In February 2004, Bibus filed a personal injury action against Granoff, alleging injuries from assault and battery, including damages for medical bills, lost wages, pain and suffering, punitive damages, and attorney’s fees. The civil action was directed to compulsory arbitration, and in September 2005, the arbitration panel found in favor of Bibus in the amount of $25,000, though that amount might be modified in the arbitration appeal that has been stayed pending the outcome of this appeal.

Granoff also filed a voluntary petition for Chapter 7 bankruptcy, seeking to have all of his debts discharged. Bibus filed a motion for exception to discharge in the bankruptcy court. In June 2006, the bankruptcy court granted the motion in a written memorandum and order, concluding that Granoff s debt to Bibus was nondischargeable under 11 U.S.C. § 523(a)(6) because Granoff acted willfully and maliciously in striking Bibus with excessive force relative to her small stature, thereby causing the eardrum injury. The District Court affirmed that decision. This timely appeal followed.

II.

The District Court had jurisdiction under 28 U.S.C. § 158(a). We have jurisdiction pursuant to 28 U.S.C. §§ 158(d) and 1291. Our review of the District Court’s decision “effectively amounts to review of the bankruptcy court’s opinion in the first instance.” In re Hechinger Inv. Co. of Del, 298 F.3d 219, 224 (3d Cir.2002). Factual findings of the bankruptcy court are reviewed for clear error, while legal determinations are subject to plenary review. In re Fruehauf Trailer Corp., 444 F.3d 203, 209-10 (3d Cir.2006). “Factual findings may only be overturned if they are completely devoid of a credible evidentiary basis or bear no rational relationship to the supporting data.” Id. at 210 (internal alteration, citation, and quotation marks omitted). However, determining dischargeability of a debt arising from willful and malicious injury is a question of law. In re Gerhardt, 348 F.3d 89, 91 (5th Cir. 2003).
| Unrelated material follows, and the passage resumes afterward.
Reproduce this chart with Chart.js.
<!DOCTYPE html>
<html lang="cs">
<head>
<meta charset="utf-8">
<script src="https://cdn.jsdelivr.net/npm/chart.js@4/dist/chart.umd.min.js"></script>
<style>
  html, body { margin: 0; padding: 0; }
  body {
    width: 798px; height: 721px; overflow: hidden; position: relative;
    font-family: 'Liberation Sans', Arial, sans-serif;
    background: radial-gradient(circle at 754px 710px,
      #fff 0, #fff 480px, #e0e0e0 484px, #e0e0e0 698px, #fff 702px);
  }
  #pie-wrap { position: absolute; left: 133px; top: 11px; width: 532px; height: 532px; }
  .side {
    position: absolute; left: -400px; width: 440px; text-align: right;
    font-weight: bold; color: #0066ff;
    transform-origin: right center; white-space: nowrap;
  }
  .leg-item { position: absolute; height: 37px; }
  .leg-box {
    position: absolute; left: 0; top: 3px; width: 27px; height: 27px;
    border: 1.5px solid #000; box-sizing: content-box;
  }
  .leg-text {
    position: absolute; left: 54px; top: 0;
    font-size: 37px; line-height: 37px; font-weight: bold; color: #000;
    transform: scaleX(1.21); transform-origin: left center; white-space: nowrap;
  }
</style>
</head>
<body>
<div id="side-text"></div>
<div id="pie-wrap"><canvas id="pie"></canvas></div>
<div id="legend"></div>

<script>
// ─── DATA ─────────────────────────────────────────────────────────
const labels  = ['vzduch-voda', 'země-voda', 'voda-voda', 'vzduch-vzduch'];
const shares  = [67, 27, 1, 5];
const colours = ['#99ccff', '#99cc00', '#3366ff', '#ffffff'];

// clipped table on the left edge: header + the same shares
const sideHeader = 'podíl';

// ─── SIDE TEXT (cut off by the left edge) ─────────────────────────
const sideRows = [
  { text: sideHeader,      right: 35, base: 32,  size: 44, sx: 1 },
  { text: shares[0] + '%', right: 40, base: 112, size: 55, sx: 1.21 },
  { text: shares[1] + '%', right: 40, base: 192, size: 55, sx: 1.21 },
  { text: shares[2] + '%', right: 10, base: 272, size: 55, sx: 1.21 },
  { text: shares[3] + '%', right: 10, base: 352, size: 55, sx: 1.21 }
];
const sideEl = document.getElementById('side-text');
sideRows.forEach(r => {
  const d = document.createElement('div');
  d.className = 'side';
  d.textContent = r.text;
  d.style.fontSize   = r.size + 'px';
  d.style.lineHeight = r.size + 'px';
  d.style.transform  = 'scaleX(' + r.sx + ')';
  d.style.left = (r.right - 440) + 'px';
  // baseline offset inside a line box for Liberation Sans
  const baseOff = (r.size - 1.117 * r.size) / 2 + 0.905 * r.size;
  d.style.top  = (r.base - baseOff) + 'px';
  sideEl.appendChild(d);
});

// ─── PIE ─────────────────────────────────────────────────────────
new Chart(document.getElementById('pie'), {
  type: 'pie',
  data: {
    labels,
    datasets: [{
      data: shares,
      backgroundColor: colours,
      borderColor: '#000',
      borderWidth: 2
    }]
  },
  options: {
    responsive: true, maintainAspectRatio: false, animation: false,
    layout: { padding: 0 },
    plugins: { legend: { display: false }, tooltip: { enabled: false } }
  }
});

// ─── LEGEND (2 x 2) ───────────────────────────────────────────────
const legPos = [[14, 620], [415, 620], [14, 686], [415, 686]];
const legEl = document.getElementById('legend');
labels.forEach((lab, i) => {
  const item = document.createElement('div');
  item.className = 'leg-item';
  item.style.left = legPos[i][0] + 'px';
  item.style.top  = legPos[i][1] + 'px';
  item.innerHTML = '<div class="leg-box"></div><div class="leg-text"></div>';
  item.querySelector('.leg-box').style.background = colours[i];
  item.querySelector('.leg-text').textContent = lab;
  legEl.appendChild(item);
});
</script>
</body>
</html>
Section 523 of the Bankruptcy Code excepts from discharge “any debt ... for willful and malicious injury by the debtor to another entity or to the property of another entity.” 11 U.S.C. § 523(a)(6). A debtor’s actions are willful and malicious under § 523(a)(6) “if they either have a purpose of producing injury or have a substantial certainty of producing injury.” In re Conte, 33 F.3d 303, 307 (3d Cir.1994). Further, “[ljiabilities arising from assault or assault and battery are generally considered as founded upon a willful and mali*496cious injury and are therefore within the exception.” 4 Collier on Bankruptcy ¶ 523.12[4] (15th ed. rev.2007). The burden is on the creditor to prove willful and malicious injury by a preponderance of the evidence. Grogan v. Garner, 498 U.S. 279, 291, 111 S.Ct. 654, 112 L.Ed.2d 755 (1991).

Granoff argues that Bibus did not meet her burden of establishing that he engaged in conduct that was substantially certain to produce injury. We disagree. First, Bi-bus is a petite woman, and from the extent of her injuries and resulting medical treatment, the bankruptcy court did not commit clear error when it found by a preponderance of the evidence that Granoff used disproportionate and excessive force in intentionally striking her. Granoff himself concedes that if his “force was enormously out of all sense and proportion as compared with the blows which [he] received, then perhaps [Bibus’s] injury or other serious injury was substantially certain to occur.” (Reply Br. at 13.) Moreover, the fact that Granoff might not have been substantially certain that Bibus’s left tympanic membrane would be perforated does not alter the determination that Bibus established by a preponderance of the evidence that Granoff was substantially certain that his striking her would produce some significant injury. Therefore, the bankruptcy court did not err in concluding that Granoff s conduct was willful and malicious under § 523(a)(6) and Conte, and it correctly excepted his debt to Bibus from discharge.

III.

For the foregoing reasons, we will affirm the order of the District Court.